The European commissioner for the economy, Paolo Gentilon says it will take an additional €1.5 trillion ($ 1.63 trillion) to keep the EU afloat in the wake of COVID-19 devastation. The commissioner told EU leaders in a summit on the coronavirus crisis, that the European Union urgently needs financial injections to “deal with this crisis”.
As we already know, Europe is going through the worst crisis since WWII, an economic and social slowdown that threatens the union of European states. In his statements before the summit, commissioner Gentiloni cited an International Monetary Fund (IMF) forecast, saying the EU could see an unprecedented 7.5 percent drop in GDP this year. In 2009, during the global financial crisis, the EU’s GDP fell by only 4.4 percent.
The EU commissioner also rejected the idea of common Eurobonds advocated by his own nation and consistently opposed by Germany. He called the approach “backward-looking,” adding that Europe has had “enough of that.” To avoid the fallout from the crisis, Europe instead urgently needs “a common tool to fund the reconstruction,” he said.
Also in the news, Eurogroup – the finance ministers of the Eurozone nations – have so far allocated only €500 billion for funding medical expenses and assisting small and medium-sized enterprises, leaving Europe in need of around €1 trillion more. According to Gentiloni the clock is ticking on these issues:
“We cannot wait until the virus ‘makes peace’ with us before we rebuild. The reconstruction must start now, in spring, in summer.”

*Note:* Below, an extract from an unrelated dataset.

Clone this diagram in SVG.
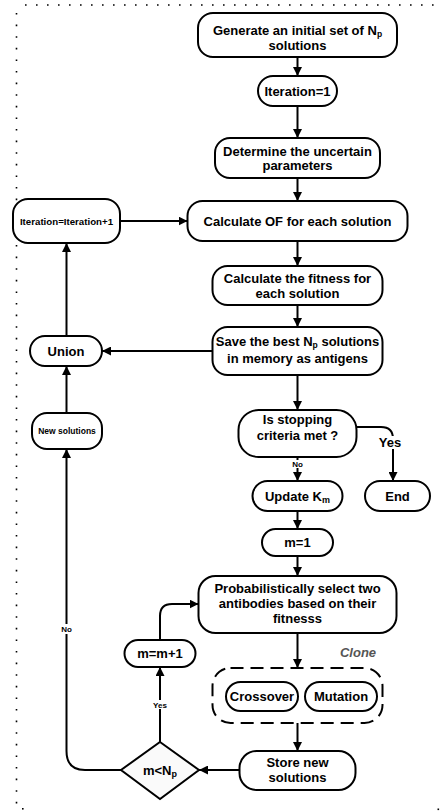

Since this mini-summit, Gentiloni did an interview with German daily Der Spiegel in which he claimed the union would not fail:
“Certainly in the early days, we had big problems with coordination. Other countries, as a matter of fact, ratified the closure of exports for medical material. The message of solidarity wasn’t sufficient, at all. European Commission President Ursula von der Leyen rightfully recognized that. But this has changed.”
He did warn that the differences between the various economies could spell doom if the situation is not addressed properly. Many EU nations face a far more grim short term future if Brussels does not step in to support them. He went on to tell the German magazine:
“We run the risk that the differences between the economies of the eurozone and in the internal market become too great, and both fall apart. This would really be a big problem for Germany.”
Germany and other central European nations have long been criticized for keeping the most benefits out of the EU experiment, and the COVID-19 catastrophe is the biggest test over for the league. This Harvard Business Review report reveals some harsh truths about European economies like that of Greece, and how the coronavirus pandemic will ultimately affect weaker states.
“Understanding the Economic Shock of Coronavirus” frames Greece as a so-called “L” shaped economy from the 2008 catastrophe where capital inputs, labor inputs, and productivity are repeatedly damaged. The Harvard experts say Greece and other such EU countries now face an even more dire situation. The think tank of the Foundation of Economic and Industrial Research (IOBE) offered this via Reuters:
“Greece’s economy will contract by about 5.0% to 9.0% this year under baseline and adverse scenarios, hit by lockdown measures to stem the spread of the novel coronavirus.”
If this happens, the civic push for Greece to leave the EU and public debt behind will be irresistible. For over a decade the Greeks have suffered unrivaled austerity and more. What’s about to happen is framed by Lucas Guttenberg, the deputy director of the Jacques Delors Centre, a think tank in Berlin:
“Clearly, it is no one’s fault,” he added, “but if some countries come out of this much stronger than others, that is going to politically undermine the European project as a whole.”
Southern and Eastern Europe face crippling economic depression at the worst possible time. Spain and Portugal are run by left-wing governments deeply critical of the European Union. Italy was about to write off the EU experiment before Germany and others abandoned Italians to the COVID-19 fates. Most Greeks believe Germany still owes them for World War II savagery. Romanians and the Baltic nations are in the midst of pushing back at Central powers’ leveraging them. Meanwhile, Russia and China loom large as new partners toward prosperity.
The outlook for the European Union does not look positive. Southern Europe seems unified in its response to the real inequality of economic and social dealings. At a critical time, Europe failed in the same way America under Trump failed at coordinating against COVID-19. The European Union is supposed to have been built up institutional cooperation across economy, politics, and culture. But the end product seems disjointed, unresponsive, useless against the real threat of a pandemic or any other real crisis.
Unless Germany and the other Northern European members can find a cohesive remedy soon, one of humanity’s best-intended experiments will end in absolute failure. This pandemic could end up being more destructive than the great recession, the migration crisis, and Brexit combined.